No creo en las conspiraciones. Mejor dicho, no creo en las conspiraciones exitosas como explicación de grandes fenómenos. Y uno enorme es la paulatina difuminación de los principios liberales, los que reconocen nuestros derechos y libertades y nos permiten protegerlos. Con los conceptos fundacionales borrosos, los contenidos del estatuto de ciudadanía, y sus garantías, se debilitan. Lo que está transformando la democracia en otra cosa es una tendencia plural o, si lo prefieren, un puñado de tendencias que empujan en un mismo sentido disgregador. Está en la presencia permanente de las plataformas tecnológicas en nuestras vidas. No porque estas tengan que conducir fatalmente a sociedades menos democráticas. Pudo no haber sido así. Es el caso que un puñado de magnates, mientras levantaban las empresas más poderosas que han existido jamás, se han ocupado de construir férreas y dogmáticas culturas corporativas, por dentro, y de practicar hacia fuera un tipo de ingeniería social cuya capacidad de penetración en el individuo, y cuya idoneidad para canalizar hostilidades, no era imaginable hasta mediados de la pasada década.

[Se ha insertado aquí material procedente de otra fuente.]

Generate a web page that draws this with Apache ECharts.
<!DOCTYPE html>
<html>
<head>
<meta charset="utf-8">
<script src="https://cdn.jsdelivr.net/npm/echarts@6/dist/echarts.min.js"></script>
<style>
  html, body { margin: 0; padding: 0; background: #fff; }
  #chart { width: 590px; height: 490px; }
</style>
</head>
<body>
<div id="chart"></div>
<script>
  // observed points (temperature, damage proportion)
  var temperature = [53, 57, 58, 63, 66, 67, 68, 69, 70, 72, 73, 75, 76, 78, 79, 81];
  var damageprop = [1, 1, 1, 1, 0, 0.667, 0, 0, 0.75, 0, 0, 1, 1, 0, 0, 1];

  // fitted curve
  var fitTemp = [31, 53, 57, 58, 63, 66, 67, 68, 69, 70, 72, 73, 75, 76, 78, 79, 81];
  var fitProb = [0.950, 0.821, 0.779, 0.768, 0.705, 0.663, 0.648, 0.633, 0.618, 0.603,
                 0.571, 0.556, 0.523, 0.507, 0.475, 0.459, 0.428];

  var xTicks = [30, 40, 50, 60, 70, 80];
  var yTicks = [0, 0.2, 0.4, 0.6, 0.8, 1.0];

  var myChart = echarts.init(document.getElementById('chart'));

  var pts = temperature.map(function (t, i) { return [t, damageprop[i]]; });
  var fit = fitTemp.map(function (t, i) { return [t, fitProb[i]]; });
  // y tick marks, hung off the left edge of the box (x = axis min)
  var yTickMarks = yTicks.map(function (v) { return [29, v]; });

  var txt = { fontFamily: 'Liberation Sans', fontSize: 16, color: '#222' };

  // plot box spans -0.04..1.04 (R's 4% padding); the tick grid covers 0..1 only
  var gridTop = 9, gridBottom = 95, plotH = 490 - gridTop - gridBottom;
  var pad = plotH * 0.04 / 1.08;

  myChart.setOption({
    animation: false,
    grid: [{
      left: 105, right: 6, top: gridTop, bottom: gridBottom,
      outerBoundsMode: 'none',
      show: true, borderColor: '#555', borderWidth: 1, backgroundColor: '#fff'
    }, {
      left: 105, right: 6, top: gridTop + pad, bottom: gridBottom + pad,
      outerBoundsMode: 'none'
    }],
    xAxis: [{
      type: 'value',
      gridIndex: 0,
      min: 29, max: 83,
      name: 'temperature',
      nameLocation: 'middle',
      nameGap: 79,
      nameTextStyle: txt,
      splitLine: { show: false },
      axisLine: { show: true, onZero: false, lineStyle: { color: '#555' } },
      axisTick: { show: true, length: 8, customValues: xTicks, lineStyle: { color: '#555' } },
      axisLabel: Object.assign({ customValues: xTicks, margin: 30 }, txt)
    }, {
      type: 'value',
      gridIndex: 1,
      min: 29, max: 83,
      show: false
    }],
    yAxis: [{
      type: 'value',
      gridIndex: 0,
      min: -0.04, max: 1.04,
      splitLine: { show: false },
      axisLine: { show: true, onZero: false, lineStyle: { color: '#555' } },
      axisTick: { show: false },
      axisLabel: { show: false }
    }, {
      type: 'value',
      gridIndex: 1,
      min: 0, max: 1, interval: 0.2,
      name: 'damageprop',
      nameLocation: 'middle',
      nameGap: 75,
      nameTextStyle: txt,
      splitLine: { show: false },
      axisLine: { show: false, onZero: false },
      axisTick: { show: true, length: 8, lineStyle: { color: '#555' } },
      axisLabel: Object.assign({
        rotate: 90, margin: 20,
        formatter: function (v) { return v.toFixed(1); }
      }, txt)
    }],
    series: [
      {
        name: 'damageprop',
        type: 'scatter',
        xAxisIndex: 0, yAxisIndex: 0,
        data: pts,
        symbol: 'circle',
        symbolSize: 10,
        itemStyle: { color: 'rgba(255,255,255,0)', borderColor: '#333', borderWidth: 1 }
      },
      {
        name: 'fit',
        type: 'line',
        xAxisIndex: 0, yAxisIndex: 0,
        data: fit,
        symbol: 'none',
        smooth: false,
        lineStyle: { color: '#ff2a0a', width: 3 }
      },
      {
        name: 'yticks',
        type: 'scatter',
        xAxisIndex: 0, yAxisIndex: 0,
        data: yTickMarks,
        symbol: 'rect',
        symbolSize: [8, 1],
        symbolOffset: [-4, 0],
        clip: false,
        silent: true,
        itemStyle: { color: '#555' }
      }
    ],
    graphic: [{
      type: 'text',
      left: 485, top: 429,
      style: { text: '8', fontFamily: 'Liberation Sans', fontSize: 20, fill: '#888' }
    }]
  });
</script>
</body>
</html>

Los dueños y señores de las redes sociales pueden hacer lo que hacen gracias al trato de favor que las autoridades estadounidenses y europeas les han dispensado. Se las excluye de las obligaciones propias de los medios y se las tiene por neutrales pese a editorializar en todo momento. Neutrales pese a la evidente decantación ideológica de sus algoritmos sesgados, pese a la arbitrariedad con que se permiten echar del ágora mundial a cualquier individuo al que deseen silenciar, incluyendo a un presidente de los Estados Unidos. Pese a la perversión de mantener activas, a la vez, las cuentas de tiranos, genocidas y terroristas. Pese a arrogarse el papel de fijadores de lo verdadero y de lo falso.

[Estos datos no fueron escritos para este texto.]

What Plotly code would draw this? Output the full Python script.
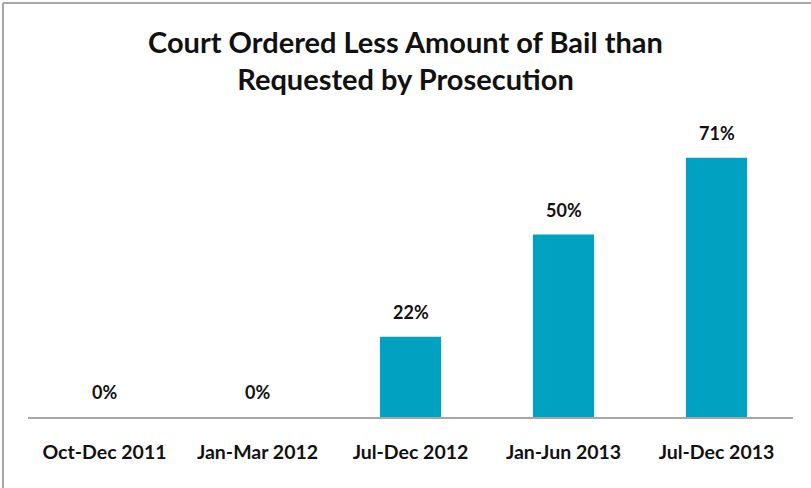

Son los más potentes en la tendencia plural. A continuación, muy lejos de ellos, únicos propietarios de la llave que da acceso al cerebro límbico de dos mil millones de personas, están los activistas convertidos en ministros, diputados o directores de alguna agencia pública, instituto, observatorio u oenegé mantenida por el erario. Hemos dado por bueno que personas explícitamente consagradas a su particular y parcial agenda ostenten cargos cuya ocupación exige gobernar para todos los ciudadanos. Hemos dado por normal que gobiernen contra una parte de la sociedad. Cierto es que el caso español va más allá de lo admisible por cualquier otra nación europea. Hemos desarrollado aquí un talento para degradar lo degradado. Un canciller socialdemócrata conserva el sentido de Estado suficiente para envainase, gobernando con los verdes, la retórica antinuclear y virar cuando la realidad se impone. Un primer ministro portugués socialista que necesitó a los comunistas ha sido capaz de llevar una agenda social sin dibujar una raya en el suelo para instituir el antagonismo estructural entre compatriotas. Sánchez no es socialista ni es nada. Es el único español que puede desentenderse de la cosa pública sin ser idiota.
Puede gobernar (es un decir) asistido por Bildu y los golpistas catalanes, o compartir consejo de ministros con los activistas del neomarxismo que importaron el escrache, las amenazas a los medios y la coacción personal a los jueces. No es óbice para que le pida a Feijóo sentido de Estado. Justo antes de ir a humillarse ante el Rey de Marruecos, que, como le tiene tomada la medida, no se ha conformado con la rendición preventiva sobre el Sahara a cambio de nada y le ha hecho posar con nuestra bandera invertida y una figura de Tariq ibn Ziyad.
Por detrás de los activistas gobernantes van las grandes empresas que, en términos de Lenin, son capaces de venderte hasta la soga con la que les vas a ahorcar. Grandes empresas de todos los sectores compitiendo en espíritu ‘woke’. No porque crean en nada en concreto, sino precisamente porque persiguen su solo interés. Idiotas. Lo último es la publicidad de un banco promoviendo el poliamor. Cuando la causa esté normalizada, ¿por qué habría que prohibir la bigamia? Eso sí, son una mujer y dos hombres. En inversa proporción no sería la imagen tan simpática. Sin embargo, la poligamia también va en el paquete, aunque no sea visible para el torpe. ¿Por qué venden ideología las grandes empresas? Porque se han dado cuenta de quién ostenta la hegemonía cultural, y desean que el público vea sus anuncios como una prolongación de los valores y la estética (que son lo mismo) de las plataformas televisivas. Aquí todos tocan de oído. Intentan seguir la musiquilla sin desafinar, pero con tanto ‘idiotes’ el resultado solo puede ser discorde.